Using the listing below, copy exactly the lines from the one containing "Output the Python" to the one containing "import plotly.graph_objects as go", both lines included, and no others.

----

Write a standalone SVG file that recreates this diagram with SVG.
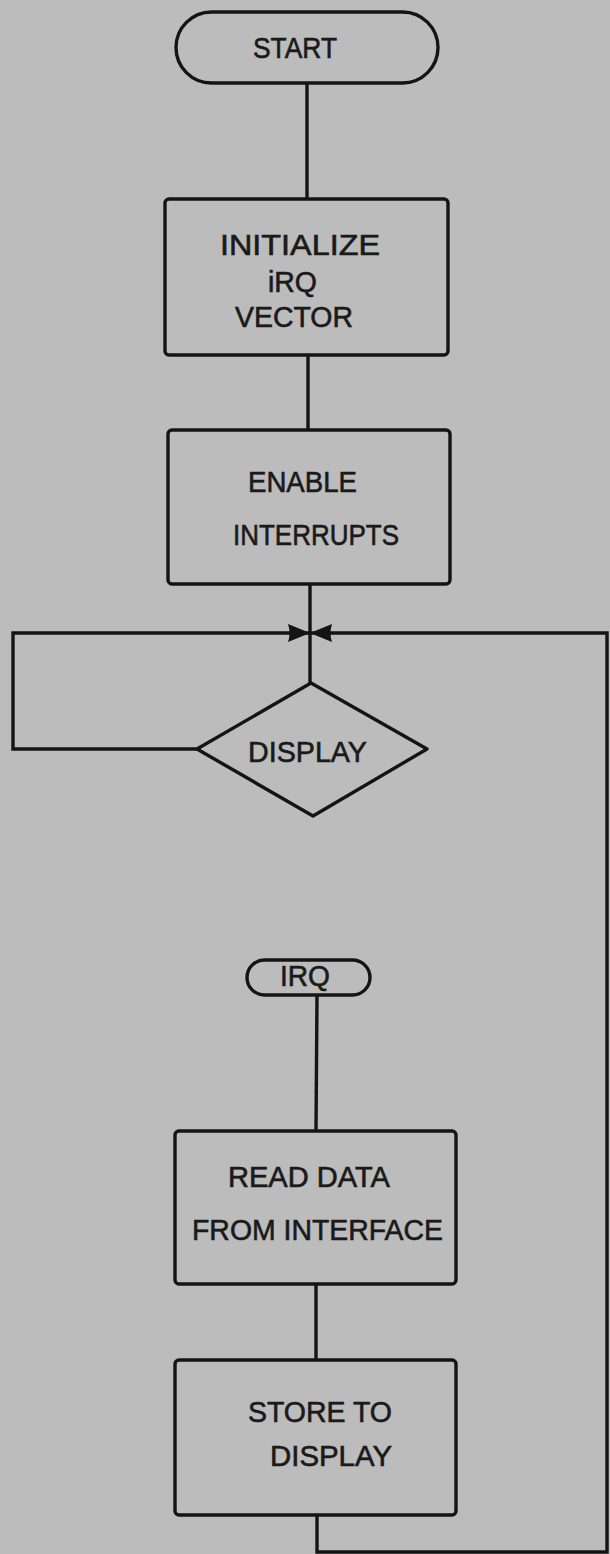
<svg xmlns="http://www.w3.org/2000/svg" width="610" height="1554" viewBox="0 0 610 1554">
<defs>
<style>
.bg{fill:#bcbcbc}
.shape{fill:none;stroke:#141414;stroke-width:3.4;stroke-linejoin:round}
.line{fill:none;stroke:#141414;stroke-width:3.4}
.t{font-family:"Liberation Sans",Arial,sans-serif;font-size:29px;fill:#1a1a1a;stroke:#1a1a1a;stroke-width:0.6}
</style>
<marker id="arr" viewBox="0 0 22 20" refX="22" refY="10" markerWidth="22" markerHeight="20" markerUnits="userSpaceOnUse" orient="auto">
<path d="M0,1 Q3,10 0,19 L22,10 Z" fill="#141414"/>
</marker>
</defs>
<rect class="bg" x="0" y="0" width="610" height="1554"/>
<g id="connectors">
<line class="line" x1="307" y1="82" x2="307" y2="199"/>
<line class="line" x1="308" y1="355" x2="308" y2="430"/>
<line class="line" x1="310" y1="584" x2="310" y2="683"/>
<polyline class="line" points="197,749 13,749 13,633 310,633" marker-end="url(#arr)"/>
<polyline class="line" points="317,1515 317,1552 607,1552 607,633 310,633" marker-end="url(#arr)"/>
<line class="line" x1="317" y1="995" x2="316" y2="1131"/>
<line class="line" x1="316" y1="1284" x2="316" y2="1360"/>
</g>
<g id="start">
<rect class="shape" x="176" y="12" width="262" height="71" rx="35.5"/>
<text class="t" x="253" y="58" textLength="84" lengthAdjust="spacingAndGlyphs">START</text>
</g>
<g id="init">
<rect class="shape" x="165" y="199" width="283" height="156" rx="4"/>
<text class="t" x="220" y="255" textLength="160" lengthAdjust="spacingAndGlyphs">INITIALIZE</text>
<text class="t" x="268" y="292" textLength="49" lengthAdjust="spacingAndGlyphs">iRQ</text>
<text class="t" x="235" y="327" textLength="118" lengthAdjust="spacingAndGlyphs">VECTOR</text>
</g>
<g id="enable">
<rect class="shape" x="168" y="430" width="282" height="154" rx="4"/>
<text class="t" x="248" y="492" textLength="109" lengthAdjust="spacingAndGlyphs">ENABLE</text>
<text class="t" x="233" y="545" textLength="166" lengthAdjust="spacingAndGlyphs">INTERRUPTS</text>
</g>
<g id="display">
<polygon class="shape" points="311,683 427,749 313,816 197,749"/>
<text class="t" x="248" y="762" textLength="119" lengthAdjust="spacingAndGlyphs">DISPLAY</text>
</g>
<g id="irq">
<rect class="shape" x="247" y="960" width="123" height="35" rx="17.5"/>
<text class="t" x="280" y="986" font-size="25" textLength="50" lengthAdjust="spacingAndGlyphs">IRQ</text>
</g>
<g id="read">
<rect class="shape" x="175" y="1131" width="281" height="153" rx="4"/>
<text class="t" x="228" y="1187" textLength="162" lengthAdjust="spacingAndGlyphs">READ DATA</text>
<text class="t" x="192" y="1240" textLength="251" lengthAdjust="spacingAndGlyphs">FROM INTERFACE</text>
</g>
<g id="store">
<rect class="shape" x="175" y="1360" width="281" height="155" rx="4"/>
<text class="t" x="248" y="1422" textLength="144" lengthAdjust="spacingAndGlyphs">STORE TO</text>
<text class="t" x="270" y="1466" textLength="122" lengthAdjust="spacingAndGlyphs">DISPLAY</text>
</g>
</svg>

----

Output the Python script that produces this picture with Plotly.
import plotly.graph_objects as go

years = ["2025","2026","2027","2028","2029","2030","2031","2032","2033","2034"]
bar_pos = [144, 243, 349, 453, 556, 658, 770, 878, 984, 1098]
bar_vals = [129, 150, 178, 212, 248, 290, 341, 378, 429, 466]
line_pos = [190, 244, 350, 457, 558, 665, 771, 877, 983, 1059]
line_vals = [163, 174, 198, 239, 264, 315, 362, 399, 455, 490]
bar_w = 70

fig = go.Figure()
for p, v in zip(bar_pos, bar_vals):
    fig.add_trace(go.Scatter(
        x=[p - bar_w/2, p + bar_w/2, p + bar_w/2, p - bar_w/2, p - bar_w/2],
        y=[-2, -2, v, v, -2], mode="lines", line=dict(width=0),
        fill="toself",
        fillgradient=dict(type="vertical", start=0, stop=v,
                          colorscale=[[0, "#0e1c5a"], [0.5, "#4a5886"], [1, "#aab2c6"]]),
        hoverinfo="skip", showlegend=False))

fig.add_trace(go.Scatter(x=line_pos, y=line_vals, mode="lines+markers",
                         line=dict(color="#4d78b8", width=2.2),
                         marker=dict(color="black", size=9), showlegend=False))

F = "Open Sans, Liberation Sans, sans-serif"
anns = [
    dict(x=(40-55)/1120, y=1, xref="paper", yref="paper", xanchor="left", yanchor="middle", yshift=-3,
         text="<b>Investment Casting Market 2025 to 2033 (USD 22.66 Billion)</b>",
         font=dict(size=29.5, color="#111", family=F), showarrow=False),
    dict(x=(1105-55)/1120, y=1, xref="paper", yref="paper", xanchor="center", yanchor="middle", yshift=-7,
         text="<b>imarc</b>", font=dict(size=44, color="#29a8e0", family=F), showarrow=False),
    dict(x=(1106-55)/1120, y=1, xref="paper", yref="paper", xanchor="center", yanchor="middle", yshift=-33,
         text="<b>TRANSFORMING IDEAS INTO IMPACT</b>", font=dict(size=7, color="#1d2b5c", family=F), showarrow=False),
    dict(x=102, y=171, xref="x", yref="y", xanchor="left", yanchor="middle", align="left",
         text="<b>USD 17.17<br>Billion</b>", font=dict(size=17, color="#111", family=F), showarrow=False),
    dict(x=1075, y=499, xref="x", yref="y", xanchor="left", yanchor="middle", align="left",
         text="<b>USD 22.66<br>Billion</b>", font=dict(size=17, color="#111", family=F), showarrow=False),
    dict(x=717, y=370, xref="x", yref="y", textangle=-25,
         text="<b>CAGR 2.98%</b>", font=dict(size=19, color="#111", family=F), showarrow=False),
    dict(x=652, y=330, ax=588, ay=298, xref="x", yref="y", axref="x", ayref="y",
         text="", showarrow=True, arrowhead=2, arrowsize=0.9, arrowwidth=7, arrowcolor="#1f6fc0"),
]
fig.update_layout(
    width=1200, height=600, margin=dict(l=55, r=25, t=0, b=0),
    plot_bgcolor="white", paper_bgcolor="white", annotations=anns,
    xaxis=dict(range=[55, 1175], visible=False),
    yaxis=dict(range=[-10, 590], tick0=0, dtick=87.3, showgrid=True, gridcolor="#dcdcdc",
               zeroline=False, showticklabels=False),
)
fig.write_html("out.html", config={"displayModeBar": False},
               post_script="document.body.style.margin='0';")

----

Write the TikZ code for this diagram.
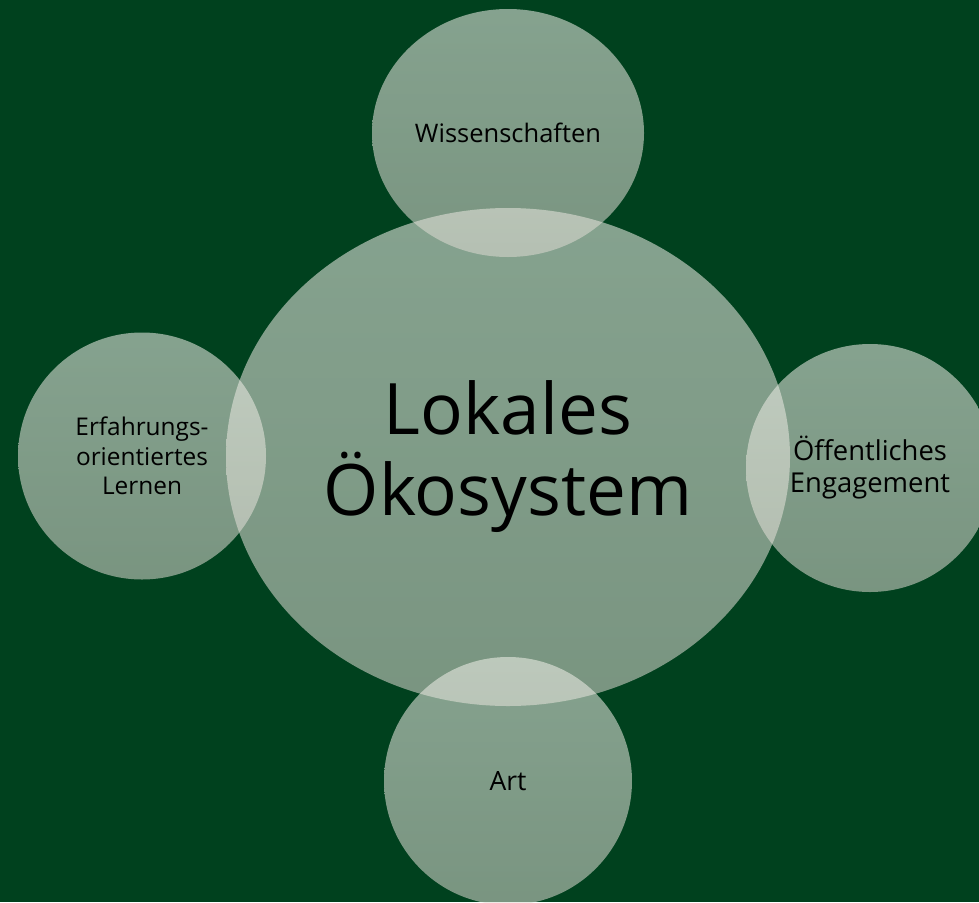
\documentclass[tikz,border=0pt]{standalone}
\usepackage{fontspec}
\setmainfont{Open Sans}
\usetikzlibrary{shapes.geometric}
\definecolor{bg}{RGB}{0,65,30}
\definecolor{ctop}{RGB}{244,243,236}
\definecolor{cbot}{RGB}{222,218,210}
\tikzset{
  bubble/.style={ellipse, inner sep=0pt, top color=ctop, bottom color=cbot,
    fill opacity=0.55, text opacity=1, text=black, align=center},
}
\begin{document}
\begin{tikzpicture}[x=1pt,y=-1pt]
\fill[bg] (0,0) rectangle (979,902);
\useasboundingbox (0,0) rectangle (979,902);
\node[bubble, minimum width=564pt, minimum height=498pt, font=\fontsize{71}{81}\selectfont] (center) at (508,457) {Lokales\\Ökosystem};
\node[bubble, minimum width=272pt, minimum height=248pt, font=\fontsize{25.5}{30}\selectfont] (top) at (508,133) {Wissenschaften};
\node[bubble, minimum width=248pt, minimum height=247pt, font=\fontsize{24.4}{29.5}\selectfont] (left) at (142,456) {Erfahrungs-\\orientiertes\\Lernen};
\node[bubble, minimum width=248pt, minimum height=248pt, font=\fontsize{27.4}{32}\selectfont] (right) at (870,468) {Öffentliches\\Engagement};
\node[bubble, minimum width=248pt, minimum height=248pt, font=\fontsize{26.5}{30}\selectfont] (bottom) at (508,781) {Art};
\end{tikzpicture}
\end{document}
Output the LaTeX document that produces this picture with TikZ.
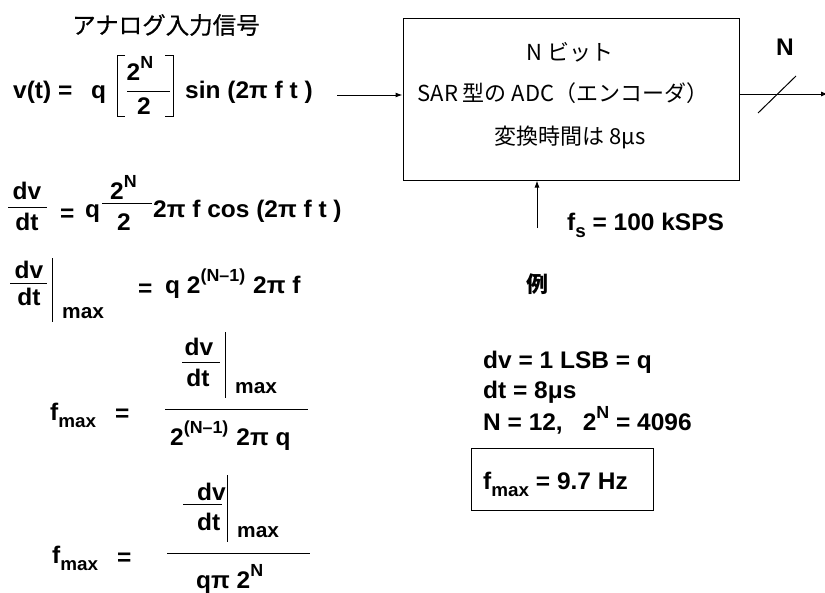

----

| Reply |
Output the Python script that produces this picture with Plotly.
import plotly.graph_objects as go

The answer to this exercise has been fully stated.